Entries with chart source code:
◆ ◆ ◆ ◆ ◆ ◆ ◆
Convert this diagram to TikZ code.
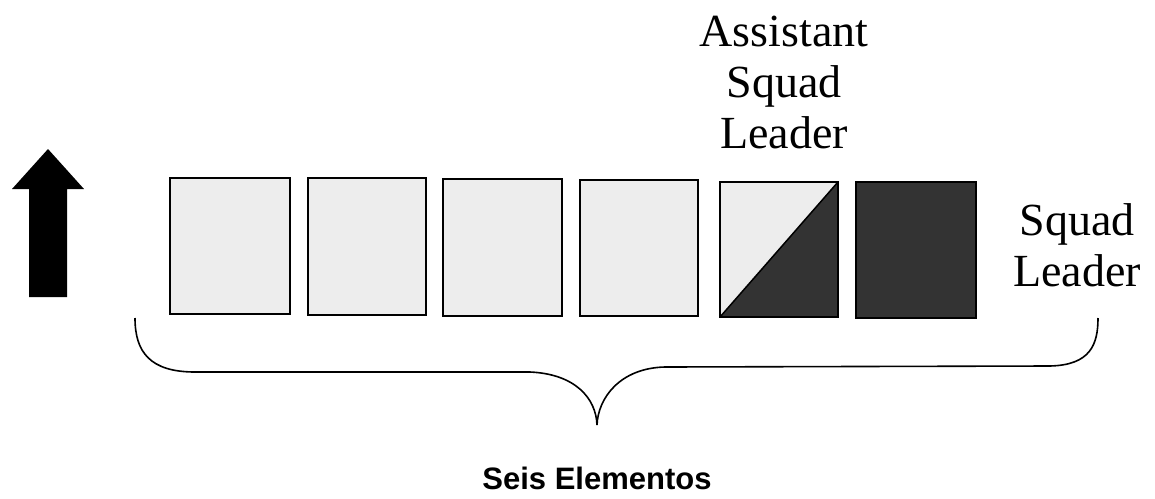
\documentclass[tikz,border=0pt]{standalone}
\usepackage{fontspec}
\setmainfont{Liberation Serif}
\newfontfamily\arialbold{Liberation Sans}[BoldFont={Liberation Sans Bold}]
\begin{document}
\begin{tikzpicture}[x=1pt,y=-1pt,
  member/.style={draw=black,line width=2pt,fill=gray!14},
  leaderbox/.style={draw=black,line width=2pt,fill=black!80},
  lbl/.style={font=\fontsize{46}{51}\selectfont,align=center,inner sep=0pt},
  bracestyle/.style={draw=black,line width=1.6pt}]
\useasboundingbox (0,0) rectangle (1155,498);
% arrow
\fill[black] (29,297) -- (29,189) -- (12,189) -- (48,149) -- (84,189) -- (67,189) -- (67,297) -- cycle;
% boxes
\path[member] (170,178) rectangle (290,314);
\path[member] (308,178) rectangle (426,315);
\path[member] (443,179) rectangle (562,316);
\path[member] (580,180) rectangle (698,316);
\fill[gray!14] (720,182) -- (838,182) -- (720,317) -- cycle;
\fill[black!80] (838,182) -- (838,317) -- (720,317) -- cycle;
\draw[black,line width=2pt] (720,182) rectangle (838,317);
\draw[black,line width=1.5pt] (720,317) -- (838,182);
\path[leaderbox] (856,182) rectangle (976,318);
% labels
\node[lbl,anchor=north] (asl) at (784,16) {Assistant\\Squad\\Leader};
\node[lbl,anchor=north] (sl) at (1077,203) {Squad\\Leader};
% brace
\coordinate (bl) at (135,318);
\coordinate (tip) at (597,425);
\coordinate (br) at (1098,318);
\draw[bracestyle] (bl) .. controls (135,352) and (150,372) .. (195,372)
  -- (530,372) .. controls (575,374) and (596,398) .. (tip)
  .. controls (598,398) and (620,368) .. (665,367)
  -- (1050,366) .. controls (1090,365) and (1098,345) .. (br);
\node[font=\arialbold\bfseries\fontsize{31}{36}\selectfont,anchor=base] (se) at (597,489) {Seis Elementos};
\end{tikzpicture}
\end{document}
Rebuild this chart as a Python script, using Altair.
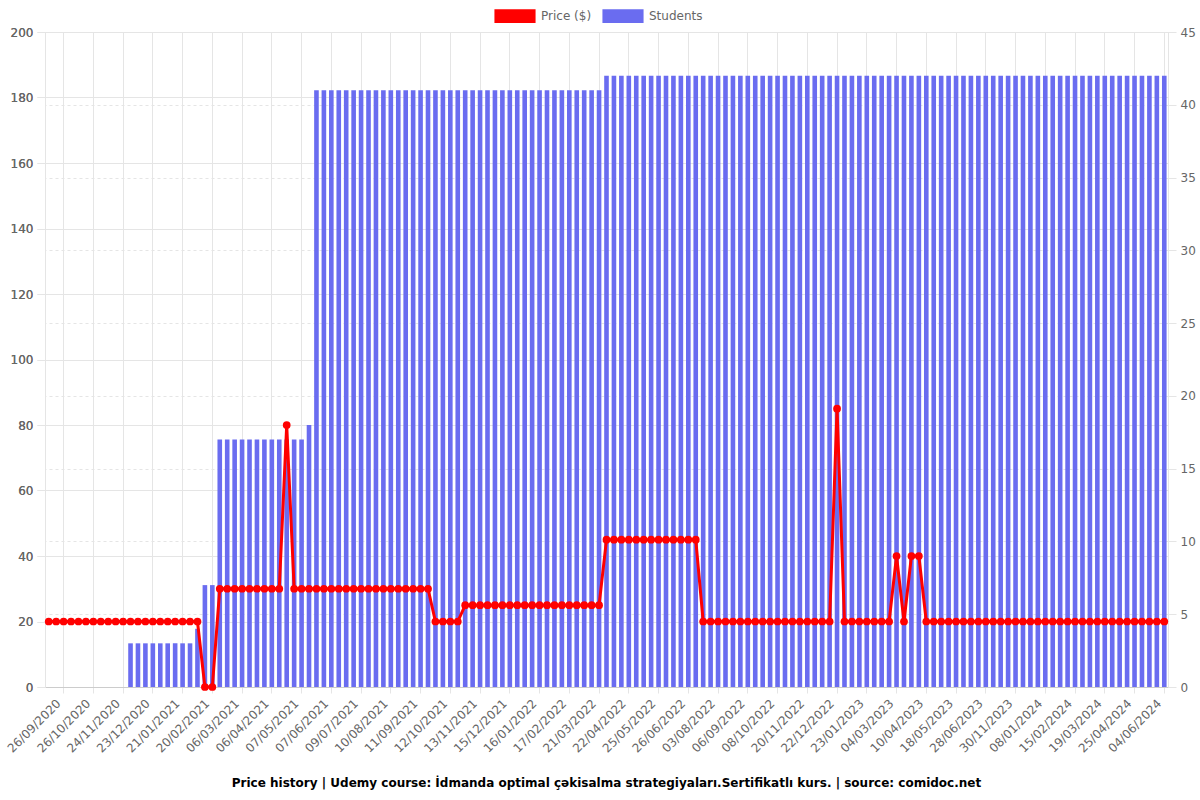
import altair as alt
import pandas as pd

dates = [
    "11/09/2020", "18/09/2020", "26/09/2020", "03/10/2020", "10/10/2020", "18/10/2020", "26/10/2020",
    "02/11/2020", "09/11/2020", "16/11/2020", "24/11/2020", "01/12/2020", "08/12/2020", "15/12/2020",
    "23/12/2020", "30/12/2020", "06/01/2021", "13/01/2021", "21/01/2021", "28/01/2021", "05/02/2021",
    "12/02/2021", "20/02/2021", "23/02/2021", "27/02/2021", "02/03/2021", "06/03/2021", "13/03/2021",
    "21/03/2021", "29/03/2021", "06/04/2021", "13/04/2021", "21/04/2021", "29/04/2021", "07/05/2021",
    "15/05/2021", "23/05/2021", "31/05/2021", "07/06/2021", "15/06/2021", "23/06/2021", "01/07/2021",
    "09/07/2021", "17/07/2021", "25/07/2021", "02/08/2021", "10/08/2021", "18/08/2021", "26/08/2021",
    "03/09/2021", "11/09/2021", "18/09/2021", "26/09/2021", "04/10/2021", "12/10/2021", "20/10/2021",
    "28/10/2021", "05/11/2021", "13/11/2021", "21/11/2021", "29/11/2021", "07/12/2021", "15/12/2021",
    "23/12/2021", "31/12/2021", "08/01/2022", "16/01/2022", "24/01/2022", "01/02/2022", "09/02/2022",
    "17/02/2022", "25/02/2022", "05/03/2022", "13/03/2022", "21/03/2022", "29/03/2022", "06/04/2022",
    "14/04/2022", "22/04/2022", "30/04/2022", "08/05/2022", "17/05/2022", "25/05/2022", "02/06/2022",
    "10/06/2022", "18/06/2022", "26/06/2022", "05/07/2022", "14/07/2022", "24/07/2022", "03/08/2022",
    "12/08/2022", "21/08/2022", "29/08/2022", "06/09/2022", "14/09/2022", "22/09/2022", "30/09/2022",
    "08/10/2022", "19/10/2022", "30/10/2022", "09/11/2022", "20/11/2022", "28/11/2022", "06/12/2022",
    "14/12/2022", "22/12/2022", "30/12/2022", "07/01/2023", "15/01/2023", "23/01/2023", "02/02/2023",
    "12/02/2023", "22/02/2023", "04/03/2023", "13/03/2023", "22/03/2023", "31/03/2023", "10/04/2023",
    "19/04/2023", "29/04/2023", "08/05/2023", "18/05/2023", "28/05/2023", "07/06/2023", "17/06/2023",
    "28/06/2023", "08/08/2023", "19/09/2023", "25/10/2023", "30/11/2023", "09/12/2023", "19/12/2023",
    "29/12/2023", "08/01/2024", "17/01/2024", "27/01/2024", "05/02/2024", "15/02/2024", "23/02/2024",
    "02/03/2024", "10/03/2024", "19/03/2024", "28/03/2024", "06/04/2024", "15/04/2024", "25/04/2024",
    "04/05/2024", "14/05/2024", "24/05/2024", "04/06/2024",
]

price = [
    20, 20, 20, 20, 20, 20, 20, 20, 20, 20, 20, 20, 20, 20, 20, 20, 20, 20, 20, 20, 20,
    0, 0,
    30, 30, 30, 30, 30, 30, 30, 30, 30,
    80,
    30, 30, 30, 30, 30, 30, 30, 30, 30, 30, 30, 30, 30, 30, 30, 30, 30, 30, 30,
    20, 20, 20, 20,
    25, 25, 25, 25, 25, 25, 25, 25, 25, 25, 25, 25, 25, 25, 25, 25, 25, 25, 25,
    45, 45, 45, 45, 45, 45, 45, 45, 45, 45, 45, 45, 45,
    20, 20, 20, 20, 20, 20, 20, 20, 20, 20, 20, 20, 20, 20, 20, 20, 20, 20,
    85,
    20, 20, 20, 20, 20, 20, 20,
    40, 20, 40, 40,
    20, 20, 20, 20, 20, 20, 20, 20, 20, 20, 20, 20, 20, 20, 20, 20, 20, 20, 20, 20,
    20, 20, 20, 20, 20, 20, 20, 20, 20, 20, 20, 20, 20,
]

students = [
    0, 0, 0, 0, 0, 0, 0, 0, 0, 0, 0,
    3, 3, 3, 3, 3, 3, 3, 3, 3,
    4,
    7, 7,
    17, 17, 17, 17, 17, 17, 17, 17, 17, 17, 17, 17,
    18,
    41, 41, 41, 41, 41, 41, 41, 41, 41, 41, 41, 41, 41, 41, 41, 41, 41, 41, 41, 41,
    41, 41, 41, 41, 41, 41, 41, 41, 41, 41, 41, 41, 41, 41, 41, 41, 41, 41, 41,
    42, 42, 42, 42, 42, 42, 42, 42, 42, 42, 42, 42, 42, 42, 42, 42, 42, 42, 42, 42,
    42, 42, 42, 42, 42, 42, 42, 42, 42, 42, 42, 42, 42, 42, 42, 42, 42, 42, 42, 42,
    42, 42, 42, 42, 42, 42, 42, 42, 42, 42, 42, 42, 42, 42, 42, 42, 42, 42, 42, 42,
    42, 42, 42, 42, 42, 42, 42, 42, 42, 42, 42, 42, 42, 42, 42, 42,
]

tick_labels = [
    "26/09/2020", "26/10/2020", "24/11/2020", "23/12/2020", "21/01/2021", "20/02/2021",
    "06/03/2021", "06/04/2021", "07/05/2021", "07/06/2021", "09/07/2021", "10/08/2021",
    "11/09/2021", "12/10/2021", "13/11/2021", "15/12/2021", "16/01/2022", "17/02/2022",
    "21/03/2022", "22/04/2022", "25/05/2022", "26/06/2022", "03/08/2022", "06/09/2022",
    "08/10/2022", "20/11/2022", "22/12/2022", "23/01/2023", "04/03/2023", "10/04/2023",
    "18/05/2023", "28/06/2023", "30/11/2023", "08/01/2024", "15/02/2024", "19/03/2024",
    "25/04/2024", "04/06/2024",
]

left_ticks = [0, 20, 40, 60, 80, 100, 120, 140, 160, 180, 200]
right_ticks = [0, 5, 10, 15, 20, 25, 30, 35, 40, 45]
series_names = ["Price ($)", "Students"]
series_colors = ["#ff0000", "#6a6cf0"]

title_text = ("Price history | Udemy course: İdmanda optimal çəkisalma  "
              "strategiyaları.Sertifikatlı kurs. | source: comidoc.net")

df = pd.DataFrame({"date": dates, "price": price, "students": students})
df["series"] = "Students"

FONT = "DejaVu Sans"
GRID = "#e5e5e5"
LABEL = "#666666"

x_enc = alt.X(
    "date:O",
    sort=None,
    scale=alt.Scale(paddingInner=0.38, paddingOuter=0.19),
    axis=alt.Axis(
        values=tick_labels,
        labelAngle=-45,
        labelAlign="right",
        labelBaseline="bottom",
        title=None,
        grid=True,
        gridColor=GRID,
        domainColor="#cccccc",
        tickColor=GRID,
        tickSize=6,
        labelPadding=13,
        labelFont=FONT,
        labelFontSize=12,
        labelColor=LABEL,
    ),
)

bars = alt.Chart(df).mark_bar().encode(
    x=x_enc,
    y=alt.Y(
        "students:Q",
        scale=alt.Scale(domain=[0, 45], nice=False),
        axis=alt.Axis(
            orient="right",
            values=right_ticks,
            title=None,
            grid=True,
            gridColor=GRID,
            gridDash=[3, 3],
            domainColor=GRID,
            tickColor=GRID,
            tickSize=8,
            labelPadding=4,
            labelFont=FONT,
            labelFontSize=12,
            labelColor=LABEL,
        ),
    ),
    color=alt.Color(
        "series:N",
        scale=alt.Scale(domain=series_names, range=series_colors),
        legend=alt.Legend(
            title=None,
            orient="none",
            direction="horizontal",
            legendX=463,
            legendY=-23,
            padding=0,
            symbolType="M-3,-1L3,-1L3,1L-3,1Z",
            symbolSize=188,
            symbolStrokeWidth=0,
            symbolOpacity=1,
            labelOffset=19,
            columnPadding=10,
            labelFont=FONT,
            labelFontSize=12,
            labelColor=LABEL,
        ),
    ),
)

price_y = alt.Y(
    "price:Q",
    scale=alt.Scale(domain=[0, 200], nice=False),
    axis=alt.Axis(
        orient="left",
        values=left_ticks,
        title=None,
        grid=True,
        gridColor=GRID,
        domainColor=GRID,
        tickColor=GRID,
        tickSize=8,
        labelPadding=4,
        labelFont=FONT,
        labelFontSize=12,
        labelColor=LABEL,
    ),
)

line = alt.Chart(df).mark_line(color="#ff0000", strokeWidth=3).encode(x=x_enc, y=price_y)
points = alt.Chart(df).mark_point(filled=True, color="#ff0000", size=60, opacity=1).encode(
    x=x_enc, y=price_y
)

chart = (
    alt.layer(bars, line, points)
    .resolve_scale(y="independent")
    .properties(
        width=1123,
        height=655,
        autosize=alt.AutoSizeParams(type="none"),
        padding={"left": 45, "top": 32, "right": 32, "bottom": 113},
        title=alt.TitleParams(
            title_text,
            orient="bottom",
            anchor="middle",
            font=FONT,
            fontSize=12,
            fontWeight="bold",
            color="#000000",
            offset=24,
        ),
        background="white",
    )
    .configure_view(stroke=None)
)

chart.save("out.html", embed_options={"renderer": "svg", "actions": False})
◆ ◆ ◆ ◆ ◆ ◆ ◆
▶ _DESCRIPTION OF THE TASK_: Starting at the line that contains "Rebuild this chart" and ending at the line that contains "import pandas as pd", give the lines again exactly. Do not include the pictures.

▶ _WRITTEN RESPONSE_:
Rebuild this chart as a Python script, using Altair.
import altair as alt
import pandas as pd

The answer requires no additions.